Thanksgiving is a time for giving thanks for our good fortune at living in America, sharing in our nation’s bounty, and surviving and thriving for another year. Since helpful Native Americans (the first Americans, lest we forget), a ragtag group of recent upstart arrivals to the continent’s shore (the Pilgrims), and a terrain that was chilly and inhospitable all comprise our Thanksgiving story, it can be considered a “creation myth” of sorts. It’s grown to be a parable of clashing cultures that explains how these newly landed Americans learned to flourish, to expand, and ultimately to gain in strength, power, and drive. Through an exchange of trust and recipes, the First Thanksgiving dinner was held, and it is commemorated nearly 400 years later.
America’s Thanksgiving is celebrated from the original New England coastline to the far-West borders of California, off the mainland in Hawaii and Alaska, and at embassies and army bases around the globe. We Americans honor the fabled first meal, and so does Australian artist Lisa Stewart Rosenbaum. Living in Sydney, Australia, the talented, creative artist of Oz Matilda Bears is a lover of Americana. In fact, she has fashioned many bears that pay tribute to different themes and events that are uniquely American.
I recently interviewed Lisa for an article that will be appearing in Teddy Bear & Friends magazine, and here are some images that didn’t make it into the final layout. Lisa emphasized how much America and its citizens mean to her: “I love going to the United States, where I have met so many collectors and other artists whose works I have admired from afar. I have a real connection with America — the people and the culture.”
Among the cultural artifacts and historical figures that Lisa admired is a very special man and his very magical mouse. Walt Disney factors heavily in Lisa’s respect for the United States’ role in pop culture, cinema history, and her own personal development as an artist and a businesswoman. Contacted by Walt Disney Enterprises, Lisa received a license to paint oil paintings of Walt Disney, Disney’s licensed characters, and A.A. Milne, too. “For four years, I and my family were invited guests to Walt Disney Studios, Orlando, Florida. We participated in art shows and collaborated in small editions with Disney. It was amazing.”
Beyond the accomplishments of Disney and his entertainment empire, Lisa is also a bona fide buff when it comes to United States Founding Fathers, many of the early presidents and politicians, and the Civil War.
Over the years, Lisa was lucky that one of her employees was a top-notch seamstress, and this whiz helped to make costuming that was accurate and authentic. “My employee was a costume maker who replicated the clothing from old photographs,” Lisa told me. “I do have a huge passion for history, and eBay became my new best friend to find rare items.”
Lisa Rosenbaum’s bears are extraordinary visitors from the past. Many of them are clad in tailor-made uniforms or breech coats, Victorian garb or Edwardian finery. They reflect characters that have lived centuries ago (or even, more recently, decades ago). They tell a tale of who they were — easy to decipher from their wardrobe and their accessories — and they give a glimpse into the woman who has ushered them forth to be collected and displayed.

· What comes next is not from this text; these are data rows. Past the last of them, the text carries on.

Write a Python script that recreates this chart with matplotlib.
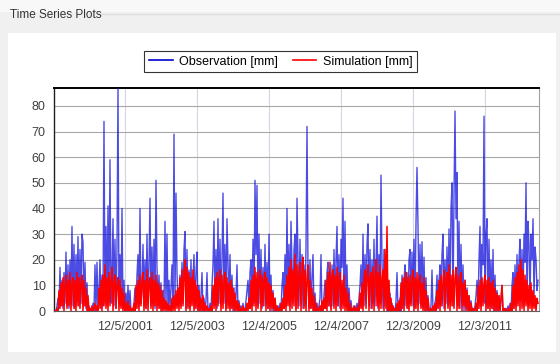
import numpy as np
import pandas as pd
import matplotlib
matplotlib.use("Agg")
import matplotlib.pyplot as plt
from matplotlib.patches import Rectangle
from matplotlib.lines import Line2D

plt.rcParams['font.family'] = ['Liberation Sans Narrow', 'Liberation Sans', 'DejaVu Sans']

# daily series, resampled to roughly one value every ten days
first_day = '1999-12-26'
last_day = '2013-05-24'

obs_mm = [
    0, 0, 2, 5, 1,
    17, 2, 12, 1, 15, 3, 23, 2, 18, 1,
    20, 3, 33, 2, 26, 1, 22, 4, 29, 2,
    24, 3, 30, 27, 2, 19, 1, 11, 0, 2,
    0, 1, 0, 3, 0, 18, 0, 19, 1, 8,
    20, 1, 14, 2, 74, 3, 33, 2, 41, 4,
    59, 3, 13, 36, 2, 28, 1, 24, 87, 3,
    22, 2, 40, 1, 12, 0, 7, 0, 10, 1,
    8, 0, 0, 0, 3, 9, 1, 14, 22, 2,
    40, 3, 8, 26, 2, 20, 1, 30, 3, 18,
    44, 2, 25, 3, 28, 1, 51, 17, 2, 14,
    1, 11, 0, 8, 1, 35, 2, 30, 0, 12,
    1, 9, 18, 2, 69, 3, 46, 15, 2, 6,
    14, 2, 19, 3, 24, 31, 1, 24, 2, 16,
    1, 20, 3, 12, 22, 1, 15, 23, 0, 10,
    0, 6, 15, 0, 5, 0, 4, 15, 0, 0,
    3, 0, 10, 18, 35, 2, 24, 1, 36, 3,
    28, 2, 20, 46, 3, 26, 1, 36, 19, 2,
    22, 1, 14, 0, 9, 0, 6, 18, 0, 4,
    0, 2, 0, 3, 0, 0, 4, 8, 12, 1,
    15, 20, 2, 28, 3, 51, 22, 49, 2, 30,
    3, 24, 1, 17, 2, 26, 3, 19, 1, 30,
    2, 14, 0, 8, 0, 5, 0, 0, 2, 0,
    3, 0, 10, 15, 1, 22, 2, 40, 3, 26,
    2, 35, 18, 3, 24, 30, 1, 44, 20, 2,
    28, 3, 22, 1, 18, 2, 25, 72, 16, 1,
    20, 1, 13, 22, 0, 7, 0, 3, 0, 2,
    5, 22, 0, 0, 6, 12, 1, 15, 19, 2,
    14, 1, 18, 2, 24, 3, 20, 33, 2, 22,
    1, 28, 17, 44, 2, 35, 3, 18, 0, 9,
    2, 4, 0, 1, 0, 2, 0, 3, 0, 5,
    10, 18, 1, 30, 2, 22, 3, 26, 34, 2,
    24, 1, 20, 3, 28, 2, 17, 37, 1, 22,
    3, 53, 19, 1, 24, 2, 14, 0, 11, 1,
    7, 0, 3, 0, 1, 0, 4, 15, 0, 0,
    5, 0, 14, 1, 12, 18, 2, 15, 1, 20,
    24, 3, 23, 2, 28, 1, 35, 56, 33, 3,
    26, 2, 27, 1, 21, 0, 13, 0, 6, 0,
    0, 2, 16, 0, 0, 3, 6, 14, 1, 12,
    18, 2, 22, 30, 1, 20, 3, 25, 2, 32,
    3, 40, 50, 2, 45, 78, 36, 54, 2, 35,
    1, 26, 3, 18, 0, 12, 1, 9, 0, 6,
    0, 4, 0, 1, 0, 2, 6, 12, 1, 20,
    33, 2, 26, 18, 76, 3, 30, 36, 1, 28,
    2, 20, 1, 24, 0, 14, 0, 8, 0, 6,
    0, 4, 10, 0, 0, 1, 0, 0, 2, 0,
    3, 0, 10, 15, 1, 18, 2, 22, 3, 20,
    28, 4, 24, 2, 30, 19, 50, 3, 35, 26,
    4, 30, 20, 36, 5, 25, 20, 8, 12,
]

sim_mm = [
    0, 0, 1, 0, 8,
    1, 11, 2, 13, 0, 10, 14, 1, 12, 2,
    15, 0, 11, 13, 1, 12, 0, 15, 2, 13,
    1, 11, 14, 0, 12, 2, 9, 0, 6, 0,
    1, 0, 2, 0, 1, 3, 0, 2, 0, 9,
    1, 12, 0, 14, 2, 18, 1, 13, 0, 15,
    2, 12, 17, 0, 11, 14, 1, 10, 13, 0,
    12, 1, 9, 0, 7, 0, 3, 0, 4, 0,
    2, 0, 1, 0, 3, 0, 10, 1, 12, 0,
    14, 2, 11, 15, 0, 12, 1, 16, 0, 11,
    13, 1, 15, 0, 12, 2, 14, 0, 11, 1,
    10, 0, 8, 0, 5, 0, 4, 0, 3, 0,
    2, 0, 5, 0, 6, 0, 8, 1, 9, 0,
    13, 1, 16, 2, 14, 20, 0, 17, 1, 15,
    0, 13, 2, 16, 0, 12, 1, 10, 0, 8,
    0, 5, 0, 6, 0, 3, 0, 2, 0, 1,
    0, 2, 0, 10, 1, 13, 0, 15, 2, 12,
    16, 0, 14, 1, 12, 15, 0, 13, 1, 11,
    0, 12, 1, 9, 0, 7, 0, 4, 0, 3,
    0, 1, 0, 2, 0, 1, 0, 3, 0, 5,
    1, 12, 0, 14, 2, 17, 0, 15, 1, 13,
    16, 0, 14, 2, 12, 15, 0, 13, 1, 11,
    0, 10, 1, 7, 0, 5, 0, 2, 0, 1,
    0, 3, 0, 5, 1, 10, 0, 14, 2, 17,
    0, 20, 1, 16, 2, 22, 0, 18, 1, 15,
    19, 0, 14, 21, 1, 16, 0, 13, 18, 0,
    12, 1, 9, 0, 6, 0, 3, 0, 1, 0,
    2, 0, 4, 0, 5, 1, 12, 0, 15, 2,
    19, 0, 13, 16, 1, 14, 0, 17, 2, 13,
    15, 0, 12, 1, 14, 0, 9, 0, 7, 0,
    3, 0, 1, 0, 2, 0, 1, 0, 2, 0,
    7, 1, 11, 0, 13, 16, 1, 14, 18, 0,
    13, 15, 1, 17, 0, 14, 20, 2, 15, 0,
    18, 1, 13, 16, 0, 24, 1, 33, 0, 12,
    0, 5, 0, 2, 0, 1, 0, 3, 0, 4,
    0, 11, 1, 13, 0, 12, 15, 1, 13, 0,
    14, 2, 12, 16, 0, 13, 1, 15, 0, 12,
    14, 1, 11, 0, 13, 0, 8, 0, 5, 0,
    0, 1, 0, 2, 0, 3, 0, 8, 1, 12,
    0, 14, 2, 12, 16, 0, 13, 15, 1, 18,
    0, 14, 2, 16, 1, 13, 17, 0, 14, 1,
    12, 15, 0, 11, 2, 12, 0, 8, 0, 6,
    0, 3, 0, 1, 0, 0, 3, 0, 10, 1,
    12, 0, 13, 2, 11, 14, 0, 12, 1, 13,
    0, 11, 1, 12, 0, 9, 0, 7, 0, 6,
    0, 5, 10, 0, 1, 0, 1, 0, 0, 1,
    0, 3, 0, 10, 1, 13, 0, 15, 2, 18,
    0, 20, 1, 16, 0, 14, 2, 12, 0, 10,
    1, 11, 0, 8, 1, 6, 0, 5, 3,
]

tick_dates = ['2001-12-05', '2003-12-05', '2005-12-04',
              '2007-12-04', '2009-12-03', '2011-12-03']
tick_labels = ['12/5/2001', '12/5/2003', '12/4/2005',
               '12/4/2007', '12/3/2009', '12/3/2011']
y_ticks = [0, 10, 20, 30, 40, 50, 60, 70, 80]

obs_t = pd.date_range(first_day, last_day, periods=len(obs_mm))
sim_t = pd.date_range(first_day, last_day, periods=len(sim_mm))

W, H = 560, 364
fig = plt.figure(figsize=(W / 100, H / 100), dpi=100, facecolor='#f0f0f0')


def fx(x):
    return x / W


def fy(y):
    return 1 - y / H


# group box: title strip, border line and white panel (kept behind the axes)
fig.add_artist(Rectangle((0, fy(12)), 1, 12 / H, transform=fig.transFigure,
                         facecolor='#f8f8f8', edgecolor='none', zorder=-10))
fig.add_artist(Line2D([fx(100), 1], [fy(14), fy(14)], transform=fig.transFigure,
                      color='#dcdcdc', lw=1, zorder=-9))
fig.add_artist(Rectangle((fx(8), fy(352)), (556 - 8) / W, (352 - 33) / H,
                         transform=fig.transFigure, facecolor='white',
                         edgecolor='none', zorder=-10))
fig.text(fx(10), fy(15), 'Time Series Plots', fontsize=8.5, color='#333333',
         va='center', ha='left')

ax = fig.add_axes([fx(54), fy(311), (539 - 54) / W, (311 - 88) / H])
ax.set_facecolor('white')

ax.plot(obs_t, obs_mm, color='#1010dd', lw=1.0, alpha=0.75,
        label='Observation [mm]', zorder=3)
ax.plot(sim_t, sim_mm, color='#ff0000', lw=1.1, label='Simulation [mm]',
        zorder=4)

ax.set_xlim(pd.Timestamp('1999-12-16'), pd.Timestamp('2013-06-03'))
ax.set_ylim(0, 87)

ax.set_yticks(y_ticks)
ax.set_xticks(pd.to_datetime(tick_dates))
ax.set_xticklabels(tick_labels)
ax.tick_params(axis='both', labelsize=9, colors='#404040', length=0)
ax.tick_params(axis='y', pad=6)
ax.tick_params(axis='x', pad=7)

ax.grid(axis='y', color='#a8a8a8', lw=0.8, zorder=1)
ax.grid(axis='x', color='#d4d4e4', lw=0.8, zorder=1)
ax.set_axisbelow(True)

ax.spines['top'].set_color('black')
ax.spines['top'].set_linewidth(1.4)
ax.spines['left'].set_color('#202020')
ax.spines['left'].set_linewidth(1.0)
ax.spines['right'].set_color('#a0a0a0')
ax.spines['bottom'].set_color('#606060')

handles, labels = ax.get_legend_handles_labels()
handles = [Line2D([], [], color='#0000cc', lw=1.2),
           Line2D([], [], color='#ff0000', lw=1.2)]
leg = fig.legend(handles, labels, loc='center', bbox_to_anchor=(fx(280.5), fy(61.5)),
                 ncol=2, fontsize=9, frameon=True, fancybox=False,
                 edgecolor='black', handlelength=1.9, columnspacing=1.2,
                 handletextpad=0.5, borderpad=0.35)
leg.get_frame().set_linewidth(0.8)

fig.savefig('out.png', dpi=100, facecolor=fig.get_facecolor())
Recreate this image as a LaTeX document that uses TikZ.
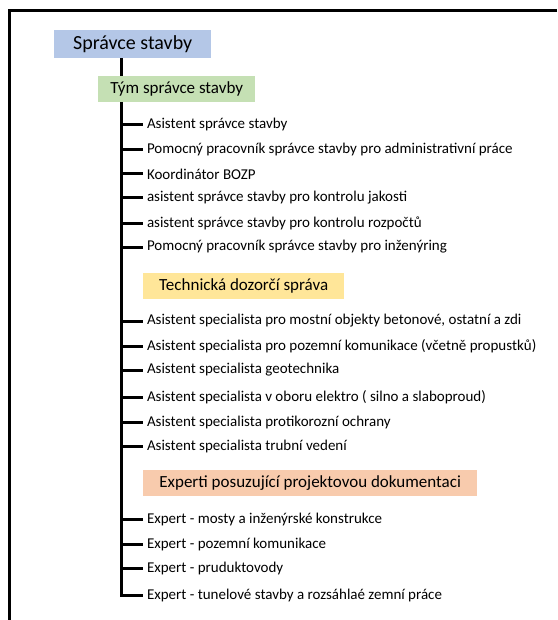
\documentclass[tikz,border=0pt]{standalone}
\usepackage{fontspec}
\setmainfont{Carlito}
\definecolor{headblue}{HTML}{B4C7E7}
\definecolor{teamgreen}{HTML}{C5E0B4}
\definecolor{techyellow}{HTML}{FFE699}
\definecolor{expertorange}{HTML}{F8CBAD}
\tikzset{
  rule/.style={line width=3pt},
  groupbox/.style={anchor=north west, inner sep=0pt, font=\fontsize{17}{19}\selectfont},
  item/.style={anchor=west, inner sep=0pt, outer sep=0pt, font=\fontsize{15}{17}\selectfont, xshift=4pt},
}
\begin{document}
\begin{tikzpicture}[x=1pt,y=-1pt]
\useasboundingbox (0,0) rectangle (557,620);
% outer frame (top and left edges)
\draw[rule] (557,10.5) -- (9.5,10.5) -- (9.5,620);

% heads
\node[groupbox, fill=headblue, minimum width=157pt, minimum height=28pt,
      font=\fontsize{20}{22}\selectfont] (head) at (54,30) {Správce stavby};
\node[groupbox, fill=teamgreen, minimum width=157pt, minimum height=26pt] (team) at (98,76) {Tým správce stavby};

% trunk position
\coordinate (tx) at (121,0);

% items of the team
\foreach \n/\y/\t in {
  a1/125/Asistent správce stavby,
  a2/150/Pomocný pracovník správce stavby pro administrativní práce,
  a3/174/Koordinátor BOZP,
  a4/198/asistent správce stavby pro kontrolu jakosti,
  a5/223/asistent správce stavby pro kontrolu rozpočtů,
  a6/247/Pomocný pracovník správce stavby pro inženýring}
  \node[item] (\n) at (143,\y) {\t};

\node[groupbox, fill=techyellow, minimum width=201pt, minimum height=26pt] (tech) at (143,273) {Technická dozorčí správa};

\foreach \n/\y/\t in {
  b1/321/{Asistent specialista pro mostní objekty betonové, ostatní a zdi},
  b2/346/{Asistent specialista pro pozemní komunikace (včetně propustků)},
  b3/370/{Asistent specialista geotechnika},
  b4/397/{Asistent specialista v oboru elektro ( silno a slaboproud)},
  b5/422/{Asistent specialista protikorozní ochrany},
  b6/446/{Asistent specialista trubní vedení}}
  \node[item] (\n) at (143,\y) {\t};

\node[groupbox, fill=expertorange, minimum width=334pt, minimum height=26pt] (expert) at (143,470) {Experti posuzující projektovou dokumentaci};

\foreach \n/\y/\t in {
  c1/519/{Expert - mosty a inženýrské konstrukce},
  c2/544/{Expert - pozemní komunikace},
  c3/568/{Expert - pruduktovody},
  c4/595/{Expert - tunelové stavby a rozsáhlaé zemní práce}}
  \node[item] (\n) at (143,\y) {\t};

% connectors
\draw[rule] (head.south -| tx) -- (team.north -| tx);
\draw[rule] (team.south -| tx) -- (tx |- c4.west) -- ([xshift=-4pt]c4.west);
\foreach \n in {a1,a2,a3,a4,a5,a6,b1,b2,b3,b4,b5,b6,c1,c2,c3}
  \draw[rule] (tx |- \n.west) -- ([xshift=-4pt]\n.west);
\end{tikzpicture}
\end{document}
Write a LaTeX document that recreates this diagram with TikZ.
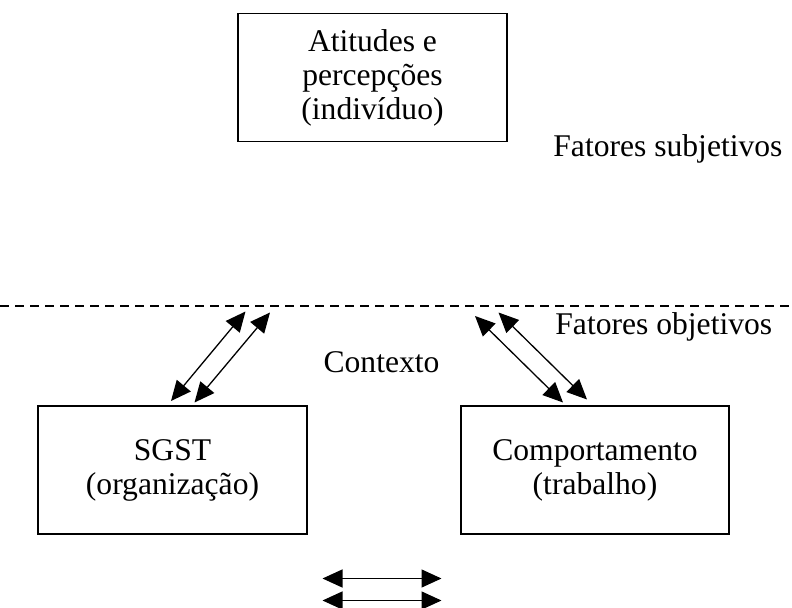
\documentclass[tikz,border=0pt]{standalone}
\usepackage{fontspec}
\setmainfont{Liberation Serif}
\usetikzlibrary{arrows.meta}

\begin{document}
\begin{tikzpicture}[x=0.5pt,y=-0.5pt,
    every node/.style={font=\fontsize{15.8pt}{17pt}\selectfont,inner sep=0pt},
    caixa/.style={draw,line width=0.65pt,align=center,minimum height=64pt},
    seta/.style={line width=0.65pt,{Triangle[length=10pt,width=9pt]}-{Triangle[length=10pt,width=9pt]}}]
    \useasboundingbox (0,0) rectangle (792,608);
    \node[caixa,minimum width=134.5pt] (A) at (372.5,77.5) {Atitudes e\\percepções\\(indivíduo)};
    \node[caixa,minimum width=134.5pt] (S) at (172.5,470) {SGST\\(organização)};
    \node[caixa,minimum width=134pt] (C) at (595,470) {Comportamento\\(trabalho)};
    \node[anchor=base west] (FS) at (553,157) {Fatores subjetivos};
    \node[anchor=base west] (FO) at (555,335) {Fatores objetivos};
    \node[anchor=base] (X) at (381.5,373) {Contexto};
    % linha tracejada
    \coordinate (L0) at (0,306);
    \coordinate (L1) at (792,306);
    \draw[line width=0.6pt,dash pattern=on 4.5pt off 3pt] (L0) -- (L1);
    % setas da esquerda
    \coordinate (s1a) at (171,401);
    \coordinate (s1b) at (245.5,311.5);
    \coordinate (s2a) at (194.5,402.5);
    \coordinate (s2b) at (270,312.5);
    \draw[seta] (s1a) -- (s1b);
    \draw[seta] (s2a) -- (s2b);
    % setas da direita
    \coordinate (c1a) at (475,316);
    \coordinate (c1b) at (563,402.5);
    \coordinate (c2a) at (498.5,312.5);
    \coordinate (c2b) at (587,399.5);
    \draw[seta] (c1a) -- (c1b);
    \draw[seta] (c2a) -- (c2b);
    % setas de baixo
    \coordinate (b1a) at (322.5,578.5);
    \coordinate (b1b) at (441.5,578.5);
    \coordinate (b2a) at (322.5,600.5);
    \coordinate (b2b) at (441.5,600.5);
    \draw[seta] (b1a) -- (b1b);
    \draw[seta] (b2a) -- (b2b);
\end{tikzpicture}
\end{document}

It’s interesting to note that there was no beloved childhood bear that has colored Lisa’s imagination and gravitation to the ursine world. “I never owned a teddy bear when I was growing up. I remember my father winning a donkey with an orange mane at the Royal Easter Show when I was nine years old. I actually still have him!” she shared with me.
It wasn’t until 1992, 26 years ago, that she fell under the spell of an antique Steiff bear’s face. “I loved the old forlorn look of him and wondered what his story was, where had he been all these years. I was totally captivated and intrigued. The bear’s face haunted my mind, and I thought perhaps I could recapture his look by making one,” Lisa confided.
“Suffice to say, I never managed to recapture that old Steiff’s face, and the majority of my bear design patterns created were an attempt to recapture that forlorn Steiff. Upon creating thousands of bears throughout my career, I have come to realize that no teddy bear can be mimicked or replicated to an exact version of another. Each bear has his own unique expression. Each one has his own personality,” Lisa remarked.
After almost 30 years of working beneath the banner of Oz Matilda Bears, Lisa Rosenbaum has much to be thankful about. She has created a business that has provided her with a way to express her ideals, her imagination, her values, and her personal passions. Collectors everywhere across America, and the world, are thankful for her artistic outpouring too.